- Scientific name: Satanoperca jurupari
- Synonyms: Geophagus jurupari
- Common name: Jurupari Eartheater, Demon eartheater
- Group: Cichlids
- Habitat: South America; Venezuela, Colombia, Guyana, Suriname, French Guiana, Ecuador, Peru, Bolivia and Brazil.
- Size: 18-25 cm
- Biotope: Inhabits in slower-moving sections of rivers with sandy or muddy bottoms, but also found around estuaries, coastal swamps and lagoons.
- Social behavior: Generally a peaceful cichlid, but may fight with conspecifics. They should be kept in a small group of 5 or more fish. They may prey on small fish.
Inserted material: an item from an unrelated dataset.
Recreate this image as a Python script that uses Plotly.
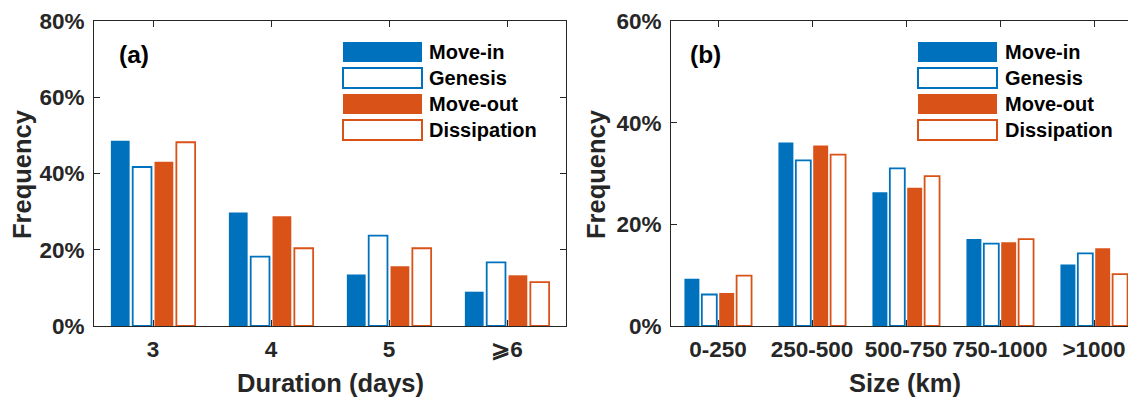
import plotly.graph_objects as go

# ---------------- data ----------------
series_names = ["Move-in", "Genesis", "Move-out", "Dissipation"]
series_colors = ["#0072BD", "#0072BD", "#D95319", "#D95319"]
series_filled = [True, False, True, False]

duration_cats = ["3", "4", "5", "⩾6"]
duration_movein = [48.6, 29.8, 13.5, 9.0]
duration_genesis = [41.7, 18.2, 23.7, 16.7]
duration_moveout = [43.1, 28.8, 15.7, 13.3]
duration_dissip = [48.2, 20.4, 20.4, 11.5]

size_cats = ["0-250", "250-500", "500-750", "750-1000", ">1000"]
size_movein = [9.3, 36.1, 26.3, 17.1, 12.1]
size_genesis = [6.2, 32.6, 31.0, 16.2, 14.3]
size_moveout = [6.5, 35.5, 27.2, 16.5, 15.3]
size_dissip = [9.9, 33.7, 29.5, 17.1, 10.2]

dur_ticks = [0, 20, 40, 60, 80]
dur_ticklabels = ["0%", "20%", "40%", "60%", "80%"]
size_ticks = [0, 20, 40, 60]
size_ticklabels = ["0%", "20%", "40%", "60%"]

# ---------------- layout constants ----------------
OFF = 8                      # page body margin offset
W, H = 1136 - OFF, 397 - OFF
FONT = "Liberation Sans, Arial, Helvetica, sans-serif"
TXT = "#262626"

def px(x):
    return (x - OFF) / W

def py(y):
    return 1 - (y - OFF) / H

fig = go.Figure()

panels = [
    (duration_cats, [duration_movein, duration_genesis, duration_moveout, duration_dissip], "x", "y"),
    (size_cats, [size_movein, size_genesis, size_moveout, size_dissip], "x2", "y2"),
]
for cats, vals, xa, ya in panels:
    for name, col, filled, v in zip(series_names, series_colors, series_filled, vals):
        fig.add_trace(go.Bar(
            x=cats, y=v, name=name, xaxis=xa, yaxis=ya, showlegend=False,
            marker=dict(color=col if filled else "white",
                        line=dict(color=col, width=0 if filled else 1.8)),
        ))

ydom = [py(326), py(21)]
axis_common = dict(showline=True, linecolor=TXT, linewidth=1, mirror="ticks",
                   ticks="inside", ticklen=6, tickcolor=TXT, showgrid=False,
                   zeroline=False, automargin=False,
                   tickfont=dict(family=FONT, size=22.5, color=TXT, weight="bold"))

fig.update_layout(
    width=W, height=H,
    margin=dict(l=0, r=0, t=0, b=0, pad=0),
    plot_bgcolor="white", paper_bgcolor="white",
    showlegend=False,
    barmode="group", bargap=0.26, bargroupgap=0.14,
    xaxis=dict(domain=[px(94), px(566)], type="category", range=[-0.5, 3.5],
               anchor="y", ticklabelstandoff=3, **axis_common),
    yaxis=dict(domain=ydom, range=[0, 80], tickvals=dur_ticks, ticktext=dur_ticklabels,
               anchor="x", ticklabelstandoff=4, **axis_common),
    xaxis2=dict(domain=[px(671), 1.0], type="category",
                range=[-0.5, -0.5 + (1136 - 671) / 94.0], anchor="y2",
                ticklabelstandoff=3, **axis_common),
    yaxis2=dict(domain=ydom, range=[0, 60], tickvals=size_ticks, ticktext=size_ticklabels,
                anchor="x2", ticklabelstandoff=4, **axis_common),
)

ann = []
shapes = []
title_font = dict(family=FONT, size=25.5, color=TXT, weight="bold")
# axis titles
ann.append(dict(text="Frequency", x=px(22), y=py(174), xref="paper", yref="paper",
                xanchor="center", yanchor="middle",
                textangle=-90, showarrow=False, font=title_font))
ann.append(dict(text="Frequency", x=px(596), y=py(174), xref="paper", yref="paper",
                xanchor="center", yanchor="middle",
                textangle=-90, showarrow=False, font=title_font))
ann.append(dict(text="Duration (days)", x=px(330), y=py(383), xref="paper", yref="paper",
                xanchor="center", yanchor="middle", showarrow=False, font=title_font))
ann.append(dict(text="Size (km)", x=px(905), y=py(383), xref="paper", yref="paper",
                xanchor="center", yanchor="middle", showarrow=False, font=title_font))
# panel labels
lab_font = dict(family=FONT, size=24.5, color="black", weight="bold")
ann.append(dict(text="(a)", x=px(134), y=py(54), xref="paper", yref="paper",
                xanchor="center", yanchor="middle", showarrow=False, font=lab_font))
ann.append(dict(text="(b)", x=px(705), y=py(54), xref="paper", yref="paper",
                xanchor="center", yanchor="middle", showarrow=False, font=lab_font))

# legends (drawn manually to match large swatches)
row_y = [52, 78, 104, 130]
for bx0, tx in [(343, 427), (918, 1003)]:
    for name, col, filled, yc in zip(series_names, series_colors, series_filled, row_y):
        shapes.append(dict(type="rect", xref="paper", yref="paper",
                           x0=px(bx0), x1=px(bx0 + 79), y0=py(yc + 10), y1=py(yc - 10),
                           fillcolor=col if filled else "white",
                           line=dict(color=col, width=0 if filled else 2)))
        ann.append(dict(text=name, x=px(tx), y=py(yc), xref="paper", yref="paper",
                        xanchor="left", yanchor="middle", showarrow=False,
                        font=dict(family=FONT, size=20, color="black", weight="bold")))

fig.update_layout(annotations=ann, shapes=shapes)
fig.write_html("out.html")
- Diet: Omnivorous; In nature they eat almost everything, from small invertebrates to fruits In aquarium they aren’t fussy eaters, any live and frozen foods have taken, however they require a great amount of vegetable matter, like spirulina alage or cucumber.
- Breeding: Hard
- Tank: Minimum 250 litres
- Population: 5-6 fish for 600 litres
- Decoration: They require a very fine/soft substrate in which to search for edible matter. A few hiding places in the form of roots/wood, or dense vegetation, and a layer of various floating plants to provide shade, will be beneficial to the well-being of the fish.
- Temperature: 25-30 °C
- pH: 4.3-7.2
- Hardness: 1-10 NK°
- Lifespan: 5-8 years
Description: The name jurupari is taken directly from the language of the indigenous local people and means, roughly "devil". Satanoperca jurupari in one of the most widespread cichlids in South America. Its distribution encompasses the entire Amazon basin and its northern and southern affluents. The yellowish to emerald green coloration creates immediate eye appeal. Fins are mostly translucent with traces of iridescence. Their coloration depending on mood, every population may exhibit a more or less visible pattern of bars on the flanks. It may be possible to detect a horizontal lateral band that begins at the posterior operculum and ends on the caudal peduncle, as a number of vertical stripes on the flanks. There is a more or less large ocellus on the caudal peduncle. Perhaps the most striking character is the head pattern. It is often possible to discern two dark brown or reddish parallel stripes running upwards from the corner of the mouth to the eye. In addition there may be two further parallel dark bars ont he forehead, which appear to join the eyes together. The Satanoperca jurupari is often confused in the hobby with the Satanoperca leucosticta. The easiest and fastest way to differentiate species is the absence of white spots on the operculum of the Satanoperca jurupari. While the Satanoperca jurupari is often found in black water conditions in its natural habitat, it easily acclimates to the higher ph ranges. Like the other mid to large bodied cichlids the Satanoperca jurupari is susceptible to Hole-In-The-Head disease so attention to water quality and a steady diet is essential. During feeding they often dig and uproot plants.
It is not easy to visually sex this fish. Mature males are usually slimmer than females. For breeding use soft and a slightly acidic water with a higher temperature of 28°C. Jurupari Eartheater is a maternal ovophilous mouthbrooder which maintains a loose pair bond during brood care. The female will pick up the eggs immediately after fertilization and carry them until hatched. Pair formation is extremely peaceful and in some cases barely noticeable. Instead you suddenly notice that the fishes are cleaning their chosen substrate, and spawning begins soon afterwards. The spawning substrate may be a stone or a piece of wood, provided it offers a horicontal surface. During the cleaning of the spawning site the partners circle each other a few times and during this phase synchronise their movements for the actual spawning. The eggs are laid in straight lines on the substrate, then fertilised by the male, and then immediately taken into the mouth cavity of the female. The actual brood care is exclusively the task of the female, and the female always seeks out the quietest part of the aquarium and stays out of the way of other fishes. At 28 °C the larvae are released from their mother’s mouth for the first time after about 10 days. At this stage the yolk sac is still clearly evident and the larvae do not take food. After another 2 days the yolk has been absorbed to the point where feeding with Artemia nauplii can begin. For a couple days thereafter the fry are taken into the mother’s mouth in the event of danger and at night, although by then there will no longer be room for all of them.